Dataset excerpt
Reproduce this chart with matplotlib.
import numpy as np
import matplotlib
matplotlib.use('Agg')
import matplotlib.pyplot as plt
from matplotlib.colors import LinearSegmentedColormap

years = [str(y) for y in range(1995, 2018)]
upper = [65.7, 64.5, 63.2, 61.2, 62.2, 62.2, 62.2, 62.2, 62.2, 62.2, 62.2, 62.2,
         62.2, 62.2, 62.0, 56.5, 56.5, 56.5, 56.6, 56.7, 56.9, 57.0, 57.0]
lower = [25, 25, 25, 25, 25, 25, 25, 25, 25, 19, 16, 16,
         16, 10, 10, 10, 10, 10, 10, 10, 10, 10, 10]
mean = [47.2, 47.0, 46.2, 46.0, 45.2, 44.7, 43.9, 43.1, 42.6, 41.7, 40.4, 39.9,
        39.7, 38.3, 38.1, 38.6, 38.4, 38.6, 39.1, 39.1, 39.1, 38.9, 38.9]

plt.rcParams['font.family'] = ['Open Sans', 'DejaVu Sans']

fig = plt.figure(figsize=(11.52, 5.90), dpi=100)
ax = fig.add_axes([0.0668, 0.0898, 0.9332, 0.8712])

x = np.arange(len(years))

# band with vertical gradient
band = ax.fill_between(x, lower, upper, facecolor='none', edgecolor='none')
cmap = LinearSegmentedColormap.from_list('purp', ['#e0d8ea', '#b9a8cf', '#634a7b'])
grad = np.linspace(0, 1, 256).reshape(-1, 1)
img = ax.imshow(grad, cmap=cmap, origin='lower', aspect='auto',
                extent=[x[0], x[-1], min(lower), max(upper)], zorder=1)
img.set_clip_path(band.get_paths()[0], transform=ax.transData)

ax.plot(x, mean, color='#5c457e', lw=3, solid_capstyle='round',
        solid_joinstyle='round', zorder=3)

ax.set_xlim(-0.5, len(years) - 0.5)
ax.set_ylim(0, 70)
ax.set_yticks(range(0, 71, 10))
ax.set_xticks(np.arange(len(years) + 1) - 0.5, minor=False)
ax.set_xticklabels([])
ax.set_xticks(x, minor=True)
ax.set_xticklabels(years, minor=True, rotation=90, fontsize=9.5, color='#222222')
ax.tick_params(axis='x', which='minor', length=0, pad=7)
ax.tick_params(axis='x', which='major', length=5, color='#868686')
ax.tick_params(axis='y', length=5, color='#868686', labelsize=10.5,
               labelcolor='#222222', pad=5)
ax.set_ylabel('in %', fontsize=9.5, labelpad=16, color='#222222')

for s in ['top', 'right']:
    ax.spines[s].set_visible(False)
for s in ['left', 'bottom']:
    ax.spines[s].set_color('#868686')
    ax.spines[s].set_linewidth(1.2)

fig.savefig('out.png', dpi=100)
==
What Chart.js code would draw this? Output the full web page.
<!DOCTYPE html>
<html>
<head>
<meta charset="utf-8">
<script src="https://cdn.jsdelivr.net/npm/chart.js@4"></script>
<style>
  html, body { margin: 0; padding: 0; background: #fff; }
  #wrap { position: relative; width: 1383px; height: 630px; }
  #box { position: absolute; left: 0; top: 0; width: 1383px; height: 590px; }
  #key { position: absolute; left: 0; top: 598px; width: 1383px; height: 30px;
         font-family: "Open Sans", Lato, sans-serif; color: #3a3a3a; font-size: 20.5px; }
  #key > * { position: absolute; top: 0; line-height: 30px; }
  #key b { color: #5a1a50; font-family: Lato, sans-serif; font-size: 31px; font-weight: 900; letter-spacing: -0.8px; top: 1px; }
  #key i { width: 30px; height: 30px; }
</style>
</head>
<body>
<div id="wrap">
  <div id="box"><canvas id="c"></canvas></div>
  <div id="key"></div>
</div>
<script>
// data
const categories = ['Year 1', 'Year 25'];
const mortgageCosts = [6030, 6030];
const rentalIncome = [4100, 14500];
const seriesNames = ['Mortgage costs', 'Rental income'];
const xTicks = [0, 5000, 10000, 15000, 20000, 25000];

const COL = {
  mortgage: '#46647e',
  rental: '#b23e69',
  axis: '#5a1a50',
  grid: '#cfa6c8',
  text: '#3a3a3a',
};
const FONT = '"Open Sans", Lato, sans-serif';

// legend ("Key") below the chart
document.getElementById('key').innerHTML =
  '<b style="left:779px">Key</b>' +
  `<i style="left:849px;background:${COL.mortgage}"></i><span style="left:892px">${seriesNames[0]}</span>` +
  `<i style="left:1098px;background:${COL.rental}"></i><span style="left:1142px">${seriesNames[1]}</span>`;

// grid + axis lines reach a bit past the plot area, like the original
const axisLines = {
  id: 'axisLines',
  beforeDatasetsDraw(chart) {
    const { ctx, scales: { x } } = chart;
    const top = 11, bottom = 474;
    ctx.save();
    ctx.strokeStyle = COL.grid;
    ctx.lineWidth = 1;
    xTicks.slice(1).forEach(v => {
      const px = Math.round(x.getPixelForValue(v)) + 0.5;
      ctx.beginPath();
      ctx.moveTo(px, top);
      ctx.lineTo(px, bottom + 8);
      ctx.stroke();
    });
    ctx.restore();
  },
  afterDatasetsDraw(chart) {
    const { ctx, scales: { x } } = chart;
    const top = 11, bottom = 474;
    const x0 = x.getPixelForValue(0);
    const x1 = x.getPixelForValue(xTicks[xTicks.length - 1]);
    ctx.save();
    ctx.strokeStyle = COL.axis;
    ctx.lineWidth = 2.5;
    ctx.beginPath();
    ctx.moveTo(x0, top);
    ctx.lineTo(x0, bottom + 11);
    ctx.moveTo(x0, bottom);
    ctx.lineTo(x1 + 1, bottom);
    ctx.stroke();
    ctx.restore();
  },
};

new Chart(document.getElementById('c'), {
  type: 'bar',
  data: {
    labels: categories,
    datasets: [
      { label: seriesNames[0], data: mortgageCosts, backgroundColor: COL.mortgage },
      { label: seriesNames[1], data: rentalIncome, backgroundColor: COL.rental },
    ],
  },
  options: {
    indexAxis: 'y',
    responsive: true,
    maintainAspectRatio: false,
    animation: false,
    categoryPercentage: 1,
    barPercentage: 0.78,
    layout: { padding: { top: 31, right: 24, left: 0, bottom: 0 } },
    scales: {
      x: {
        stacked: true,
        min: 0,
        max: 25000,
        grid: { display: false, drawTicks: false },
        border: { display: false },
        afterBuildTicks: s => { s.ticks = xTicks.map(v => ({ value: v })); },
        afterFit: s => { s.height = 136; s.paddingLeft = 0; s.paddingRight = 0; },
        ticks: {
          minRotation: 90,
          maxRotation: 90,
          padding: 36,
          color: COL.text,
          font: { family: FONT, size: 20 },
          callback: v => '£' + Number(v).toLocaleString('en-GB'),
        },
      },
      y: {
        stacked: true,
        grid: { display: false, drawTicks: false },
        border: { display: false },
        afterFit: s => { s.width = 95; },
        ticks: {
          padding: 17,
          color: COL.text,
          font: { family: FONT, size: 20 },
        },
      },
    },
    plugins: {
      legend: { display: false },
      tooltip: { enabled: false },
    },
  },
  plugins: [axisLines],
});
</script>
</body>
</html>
* * *
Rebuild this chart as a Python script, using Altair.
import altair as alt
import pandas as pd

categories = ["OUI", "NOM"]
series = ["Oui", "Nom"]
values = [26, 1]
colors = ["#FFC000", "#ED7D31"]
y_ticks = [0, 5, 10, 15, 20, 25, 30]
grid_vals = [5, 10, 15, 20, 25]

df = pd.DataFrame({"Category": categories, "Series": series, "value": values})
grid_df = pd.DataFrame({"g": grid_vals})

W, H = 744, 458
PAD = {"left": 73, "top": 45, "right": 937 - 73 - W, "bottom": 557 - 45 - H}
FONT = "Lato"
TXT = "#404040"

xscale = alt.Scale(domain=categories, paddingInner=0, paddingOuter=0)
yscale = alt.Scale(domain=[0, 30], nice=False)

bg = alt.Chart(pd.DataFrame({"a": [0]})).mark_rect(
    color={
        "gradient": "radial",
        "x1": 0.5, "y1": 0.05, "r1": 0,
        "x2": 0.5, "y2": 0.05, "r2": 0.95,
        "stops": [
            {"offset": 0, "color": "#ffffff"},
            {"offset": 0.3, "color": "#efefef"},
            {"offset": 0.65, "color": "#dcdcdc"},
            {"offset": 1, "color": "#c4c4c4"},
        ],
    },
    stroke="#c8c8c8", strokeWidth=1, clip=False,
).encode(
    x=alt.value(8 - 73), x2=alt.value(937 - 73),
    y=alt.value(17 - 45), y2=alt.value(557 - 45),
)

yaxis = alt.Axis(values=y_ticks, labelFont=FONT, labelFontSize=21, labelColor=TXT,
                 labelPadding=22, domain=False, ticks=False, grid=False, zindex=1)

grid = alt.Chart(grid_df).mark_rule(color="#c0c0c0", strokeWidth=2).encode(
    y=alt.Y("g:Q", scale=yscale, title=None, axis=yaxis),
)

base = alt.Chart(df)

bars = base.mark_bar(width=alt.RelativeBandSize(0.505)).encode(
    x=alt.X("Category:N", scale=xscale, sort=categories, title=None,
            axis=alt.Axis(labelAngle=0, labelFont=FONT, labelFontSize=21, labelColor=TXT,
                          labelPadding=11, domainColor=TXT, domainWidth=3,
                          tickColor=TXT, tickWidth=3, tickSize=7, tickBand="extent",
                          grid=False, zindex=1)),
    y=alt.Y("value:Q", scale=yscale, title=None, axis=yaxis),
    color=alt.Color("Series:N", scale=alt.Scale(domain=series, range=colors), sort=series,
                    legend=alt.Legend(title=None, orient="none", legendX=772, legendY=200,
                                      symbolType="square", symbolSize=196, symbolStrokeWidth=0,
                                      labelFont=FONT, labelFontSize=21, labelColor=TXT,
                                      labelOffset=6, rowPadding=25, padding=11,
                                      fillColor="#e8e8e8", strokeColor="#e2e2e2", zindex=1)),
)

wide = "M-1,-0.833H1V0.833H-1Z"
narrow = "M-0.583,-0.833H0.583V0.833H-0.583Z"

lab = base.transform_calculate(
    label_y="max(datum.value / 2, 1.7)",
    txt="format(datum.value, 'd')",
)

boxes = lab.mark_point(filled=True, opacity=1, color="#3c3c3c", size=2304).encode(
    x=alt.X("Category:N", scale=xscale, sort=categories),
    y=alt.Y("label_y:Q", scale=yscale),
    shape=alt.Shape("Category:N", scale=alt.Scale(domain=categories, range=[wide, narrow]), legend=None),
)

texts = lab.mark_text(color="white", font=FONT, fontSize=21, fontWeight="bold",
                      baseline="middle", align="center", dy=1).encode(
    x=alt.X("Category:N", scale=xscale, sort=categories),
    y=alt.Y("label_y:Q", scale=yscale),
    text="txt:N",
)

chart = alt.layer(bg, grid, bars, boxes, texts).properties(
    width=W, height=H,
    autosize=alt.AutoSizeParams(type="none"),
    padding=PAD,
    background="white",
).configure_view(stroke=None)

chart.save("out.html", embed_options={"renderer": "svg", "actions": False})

**WHAT IS EXPECTED:** In the listing above, locate the line containing "Reproduce this chart with matplotlib." and the line containing "x = np.arange(len(years))", then transcribe both and every line between them verbatim.

**ANSWER TO THE PROBLEM:**
Reproduce this chart with matplotlib.
import numpy as np
import matplotlib
matplotlib.use('Agg')
import matplotlib.pyplot as plt
from matplotlib.colors import LinearSegmentedColormap

years = [str(y) for y in range(1995, 2018)]
upper = [65.7, 64.5, 63.2, 61.2, 62.2, 62.2, 62.2, 62.2, 62.2, 62.2, 62.2, 62.2,
         62.2, 62.2, 62.0, 56.5, 56.5, 56.5, 56.6, 56.7, 56.9, 57.0, 57.0]
lower = [25, 25, 25, 25, 25, 25, 25, 25, 25, 19, 16, 16,
         16, 10, 10, 10, 10, 10, 10, 10, 10, 10, 10]
mean = [47.2, 47.0, 46.2, 46.0, 45.2, 44.7, 43.9, 43.1, 42.6, 41.7, 40.4, 39.9,
        39.7, 38.3, 38.1, 38.6, 38.4, 38.6, 39.1, 39.1, 39.1, 38.9, 38.9]

plt.rcParams['font.family'] = ['Open Sans', 'DejaVu Sans']

fig = plt.figure(figsize=(11.52, 5.90), dpi=100)
ax = fig.add_axes([0.0668, 0.0898, 0.9332, 0.8712])

x = np.arange(len(years))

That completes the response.